Dr. Thomas Gibbons (1720–1785) was a London nonconformist minister who wrote hymns, sermons, and poetry.

==Life==
He was the son of Thomas Gibbons, at one time minister of a dissenting congregation at Olney in Buckinghamshire, and afterwards of a congregation at Royston in Hertfordshire. He was born at Reach, Cambridgeshire, on 31 May 1720, and went to local schools. At about 15 years of age he was sent to Abraham Taylor's dissenting academy in Deptford, and then to that of John Eames in Moorfields.

In 1742 Gibbons was appointed assistant to the Rev. Thomas Bures, minister of the Silver Street Presbyterian congregation, and in the next year he was chosen minister of the Independent congregation of Haberdashers' Hall. In 1754 he was elected one of the three tutors of the Mile End academy, where he gave instruction in logic, metaphysics, ethics, and rhetoric, till the end of his life. He was chosen Sunday evening lecturer in the Monkwell Street meeting-house in 1759. He received the degree of M.A. from New Jersey in 1760, and that of D.D. from Aberdeen in 1764. He was elected to the American Philosophical Society in 1775.

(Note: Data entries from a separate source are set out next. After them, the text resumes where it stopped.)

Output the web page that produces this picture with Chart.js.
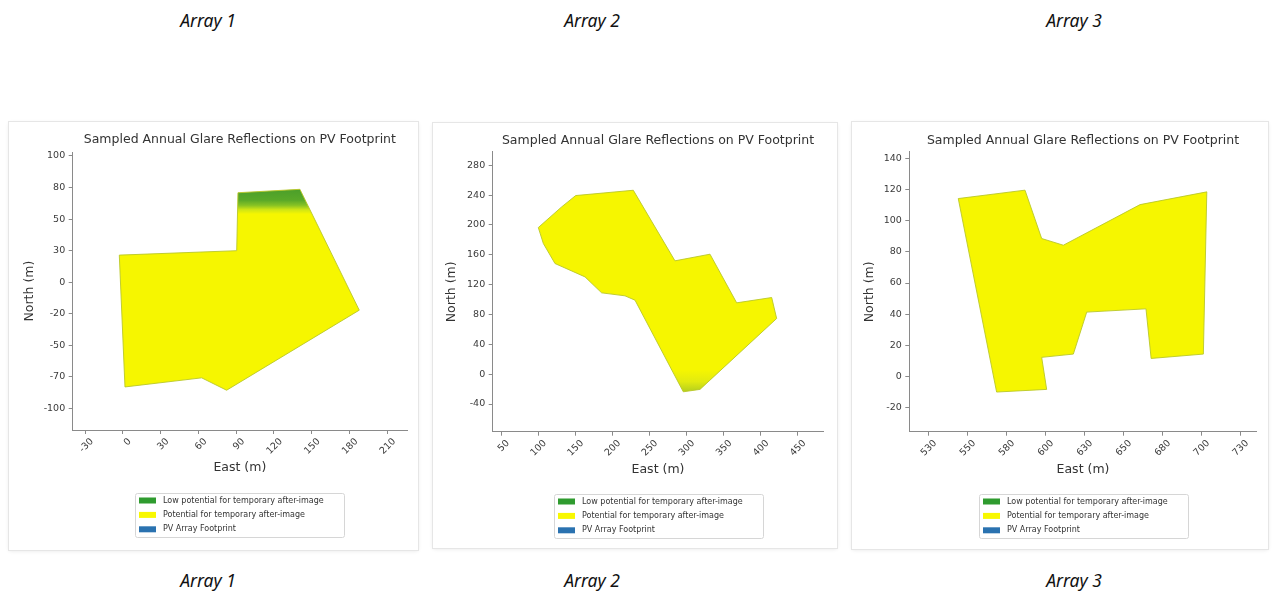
<!DOCTYPE html>
<html>
<head>
<meta charset="utf-8">
<script src="https://cdn.jsdelivr.net/npm/chart.js@4.4.1/dist/chart.umd.min.js"></script>
<style>
  html, body { margin:0; padding:0; background:#fff; }
  body { width:1272px; height:594px; position:relative; overflow:hidden; }
  .cap { position:absolute; font-family:"Noto Sans", sans-serif; font-style:italic; font-size:17.5px; color:#111; transform:translateX(-50%); white-space:nowrap; line-height:1; }
  .panel { position:absolute; background:#fff; box-shadow:0 0 0 1px #e6e6e6, 0 1px 4px rgba(0,0,0,0.10); }
  .panel canvas { position:absolute; left:0; top:0; }
</style>
</head>
<body>
<div class="cap" style="left:208px; top:12px;">Array 1</div>
<div class="cap" style="left:592px; top:12px;">Array 2</div>
<div class="cap" style="left:1074px; top:12px;">Array 3</div>
<div class="cap" style="left:208px; top:572px;">Array 1</div>
<div class="cap" style="left:592px; top:572px;">Array 2</div>
<div class="cap" style="left:1074px; top:572px;">Array 3</div>

<div class="panel" style="left:9px; top:122px; width:409px; height:428px;"><canvas id="c1"></canvas></div>
<div class="panel" style="left:433px; top:123px; width:404px; height:425px;"><canvas id="c2"></canvas></div>
<div class="panel" style="left:852px; top:122px; width:416px; height:427px;"><canvas id="c3"></canvas></div>

<script>
// ---------------- DATA ----------------
const chartTitle = 'Sampled Annual Glare Reflections on PV Footprint';
const xAxisTitle = 'East (m)';
const yAxisTitle = 'North (m)';
const legendLabels = ['Low potential for temporary after-image', 'Potential for temporary after-image', 'PV Array Footprint'];
const legendColors = ['#2f9b2f', '#f8f800', '#2a72b0'];

// Array 1 footprint (m)
const array1East  = [-2.8, 90.4, 91.4, 140.6, 187.7, 82.4, 62.6, 1.7, -2.8];
const array1North = [21.5, 25.0, 70.9, 73.6, -22.1, -85.5, -75.7, -82.9, 21.5];
const array1XTicks = [-30, 0, 30, 60, 90, 120, 150, 180, 210];
const array1XTickLabels = ['-30', '0', '30', '60', '90', '120', '150', '180', '210'];
const array1YTicks = [-100, -75, -50, -25, 0, 25, 50, 75, 100];
const array1YTickLabels = ['-100', '-70', '-50', '-20', '0', '30', '50', '80', '100'];

// Array 2 footprint (m)
const array2East  = [100.3, 131.8, 150.7, 228.4, 284.6, 331.8, 367.8, 415.0, 421.7, 318.3, 295.8, 230.7, 217.2, 185.7, 163.3, 122.8, 107.1, 100.3];
const array2North = [196.5, 224.2, 239.4, 246.5, 151.9, 160.8, 95.6, 102.7, 74.6, -20.4, -23.6, 99.2, 105.0, 109.0, 130.4, 148.3, 175.1, 196.5];
const array2XTicks = [50, 100, 150, 200, 250, 300, 350, 400, 450];
const array2XTickLabels = ['50', '100', '150', '200', '250', '300', '350', '400', '450'];
const array2YTicks = [-40, 0, 40, 80, 120, 160, 200, 240, 280];
const array2YTickLabels = ['-40', '0', '40', '80', '120', '160', '200', '240', '280'];

// Array 3 footprint (m)
const array3East  = [544.2, 587.0, 597.7, 611.6, 660.8, 703.6, 701.4, 667.9, 664.6, 626.6, 618.0, 597.7, 600.9, 568.8, 544.2];
const array3North = [114.3, 119.7, 88.6, 84.3, 110.4, 118.6, 14.3, 11.5, 43.4, 41.3, 14.3, 12.2, -8.4, -10.1, 114.3];
const array3XTicks = [525, 550, 575, 600, 625, 650, 675, 700, 725];
const array3XTickLabels = ['530', '550', '580', '600', '630', '650', '680', '700', '730'];
const array3YTicks = [-20, 0, 20, 40, 60, 80, 100, 120, 140];
const array3YTickLabels = ['-20', '0', '20', '40', '60', '80', '100', '120', '140'];

// ---------------- RENDERING ----------------
const FONT = '"DejaVu Sans", sans-serif';
const YELLOW = '#f6f600';

function gradientFill(stops) {
  return (context) => {
    const chart = context.chart;
    const { chartArea, scales } = chart;
    if (!chartArea || !scales.y) return YELLOW;
    const y0 = scales.y.getPixelForValue(stops[0][0]);
    const y1 = scales.y.getPixelForValue(stops[stops.length - 1][0]);
    const g = chart.ctx.createLinearGradient(0, y0, 0, y1);
    stops.forEach(([v, c]) => {
      const p = scales.y.getPixelForValue(v);
      g.addColorStop(Math.min(1, Math.max(0, (p - y0) / (y1 - y0))), c);
    });
    return g;
  };
}

const legendPlugin = {
  id: 'glareLegend',
  afterDraw(chart, args, opts) {
    const { ctx, chartArea } = chart;
    const cx = (chartArea.left + chartArea.right) / 2;
    const w = 209, h = 44;
    const left = Math.round(cx - w / 2) + 0.5, top = Math.round(chartArea.bottom + opts.offsetTop) + 0.5;
    ctx.save();
    ctx.fillStyle = '#fff';
    ctx.strokeStyle = '#d6d6d6';
    ctx.lineWidth = 1;
    ctx.beginPath();
    const r = 2;
    ctx.moveTo(left + r, top);
    ctx.lineTo(left + w - r, top); ctx.quadraticCurveTo(left + w, top, left + w, top + r);
    ctx.lineTo(left + w, top + h - r); ctx.quadraticCurveTo(left + w, top + h, left + w - r, top + h);
    ctx.lineTo(left + r, top + h); ctx.quadraticCurveTo(left, top + h, left, top + h - r);
    ctx.lineTo(left, top + r); ctx.quadraticCurveTo(left, top, left + r, top);
    ctx.fill(); ctx.stroke();
    ctx.font = '8px ' + FONT;
    ctx.textBaseline = 'middle';
    ctx.textAlign = 'left';
    legendLabels.forEach((lab, i) => {
      const y = top + 7 + i * 14.4;
      ctx.fillStyle = legendColors[i];
      ctx.fillRect(left + 3.5, y - 3, 17, 6);
      ctx.fillStyle = '#333';
      ctx.fillText(lab, left + 27.5, y);
    });
    ctx.restore();
  }
};

function makePanel(id, cfg) {
  const pts = cfg.east.map((x, i) => ({ x, y: cfg.north[i] }));
  return new Chart(document.getElementById(id), {
    type: 'scatter',
    data: {
      datasets: [{
        label: legendLabels[1],
        data: pts,
        showLine: true,
        fill: 'shape',
        tension: 0,
        pointRadius: 0,
        borderWidth: 1,
        borderColor: 'rgba(185,200,40,0.9)',
        backgroundColor: cfg.fill
      }]
    },
    options: {
      responsive: true,
      maintainAspectRatio: false,
      animation: false,
      events: [],
      layout: { padding: cfg.padding },
      plugins: {
        legend: { display: false },
        tooltip: { enabled: false },
        title: {
          display: true, text: chartTitle, fullSize: false,
          font: { family: FONT, size: 12.5, weight: 'normal' }, color: '#333',
          padding: { top: 0, bottom: cfg.titleGap }
        },
        glareLegend: { offsetTop: 62.5 }
      },
      scales: {
        x: {
          type: 'linear', position: 'bottom', min: cfg.xRange[0], max: cfg.xRange[1],
          afterBuildTicks: s => { s.ticks = cfg.xTicks.map(v => ({ value: v })); },
          afterFit: s => { s.height = cfg.xAxisHeight; },
          ticks: {
            callback: (v, i) => cfg.xTickLabels[i],
            minRotation: 45, maxRotation: 45, autoSkip: false,
            font: { family: FONT, size: 9.5 }, color: '#3a3a3a',
            padding: 2, labelOffset: 7
          },
          grid: { display: true, drawOnChartArea: false, drawTicks: true, tickLength: 4, color: '#8a8a8a', tickColor: '#8a8a8a' },
          border: { display: true, color: '#8a8a8a', width: 1 },
          title: { display: true, text: xAxisTitle, font: { family: FONT, size: 12.5 }, color: '#333', padding: 0 }
        },
        y: {
          type: 'linear', position: 'left', min: cfg.yRange[0], max: cfg.yRange[1],
          afterBuildTicks: s => { s.ticks = cfg.yTicks.map(v => ({ value: v })); },
          afterFit: s => { s.width = cfg.yAxisWidth; },
          ticks: {
            callback: (v, i) => cfg.yTickLabels[i],
            autoSkip: false,
            font: { family: FONT, size: 9.5 }, color: '#3a3a3a',
            padding: 3.5
          },
          grid: { display: true, drawOnChartArea: false, drawTicks: true, tickLength: 4, color: '#8a8a8a', tickColor: '#8a8a8a' },
          border: { display: true, color: '#8a8a8a', width: 1 },
          title: { display: true, text: yAxisTitle, font: { family: FONT, size: 12.5 }, color: '#333', padding: 0 }
        }
      }
    },
    plugins: [legendPlugin]
  });
}

makePanel('c1', {
  east: array1East, north: array1North,
  xTicks: array1XTicks, xTickLabels: array1XTickLabels,
  yTicks: array1YTicks, yTickLabels: array1YTickLabels,
  xRange: [-39.8, 225.6], yRange: [-117, 103],
  padding: { left: 12.8, right: 11, top: 10.1, bottom: 74.5 },
  titleGap: 5.1, yAxisWidth: 50.9, xAxisHeight: 45.5,
  fill: gradientFill([[74, '#4a9e2a'], [65, '#5aa928'], [61, '#86c224'], [57.5, '#cfe515'], [54, YELLOW]])
});
makePanel('c2', {
  east: array2East, north: array2North,
  xTicks: array2XTicks, xTickLabels: array2XTickLabels,
  yTicks: array2YTicks, yTickLabels: array2YTickLabels,
  xRange: [38.8, 484.6], yRange: [-77.1, 297.9],
  padding: { left: 11.2, right: 13.7, top: 9.8, bottom: 71.2 },
  titleGap: 4.1, yAxisWidth: 48.5, xAxisHeight: 45.1,
  fill: gradientFill([[6, YELLOW], [-10, '#e2ea10'], [-24, '#b2ce1e']])
});
makePanel('c3', {
  east: array3East, north: array3North,
  xTicks: array3XTicks, xTickLabels: array3XTickLabels,
  yTicks: array3YTicks, yTickLabels: array3YTickLabels,
  xRange: [512.8, 735.6], yRange: [-35.6, 144.3],
  padding: { left: 10.5, right: 11.3, top: 10.8, bottom: 72.2 },
  titleGap: 4.1, yAxisWidth: 46.8, xAxisHeight: 45.1,
  fill: YELLOW
});
</script>
</body>
</html>
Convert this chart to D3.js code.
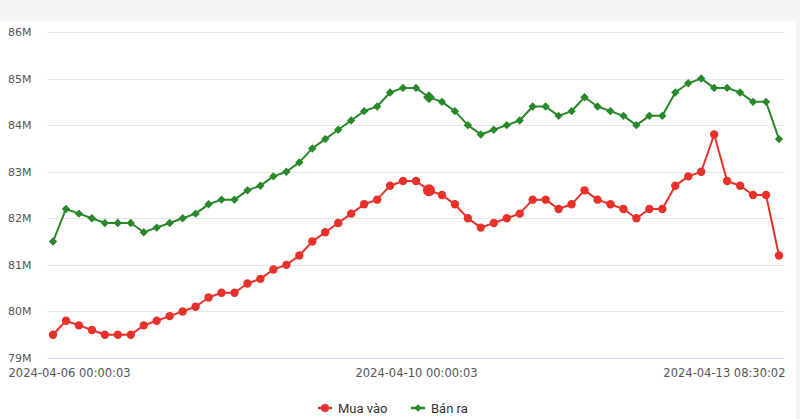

Gibbons died in the Hoxton Square coffee-house, 22 Feb. 1785. For a lack of poetical talent, Gibbons was satirised in An Epistle to the Rev. Mr. Tho. G-bb-ns on his Juvenilia (1750); and also by Robert Sanders in Gaffer Greybeard as "Dr. Hymnmaker". Samuel Johnson enjoyed his society.

==Works==
Gibbons's writings included:

- Juvenilia; poems on various subjects of devotion and virtue, 1750.
- Rhetoric, 1767.
- Hymns adapted to Divine Worship, 1769.
- The Christian Minister, in three Poetic Epistles, 1772.
- Female Worthies, 2 vols. 1777.
- Memoirs of the Rev. Isaac Watts, D.D., 1780.
- Sermons on evangelical and practical subjects, 3 vols. 1787.

A favourite form of composition was elegies on the death of his friends and others. A list of between forty and fifty works by Gibbons was in the Protestant Dissenters' Magazine, ii. 492, 493, and in Walter Wilson's Dissenting Churches, iii. 181, 182.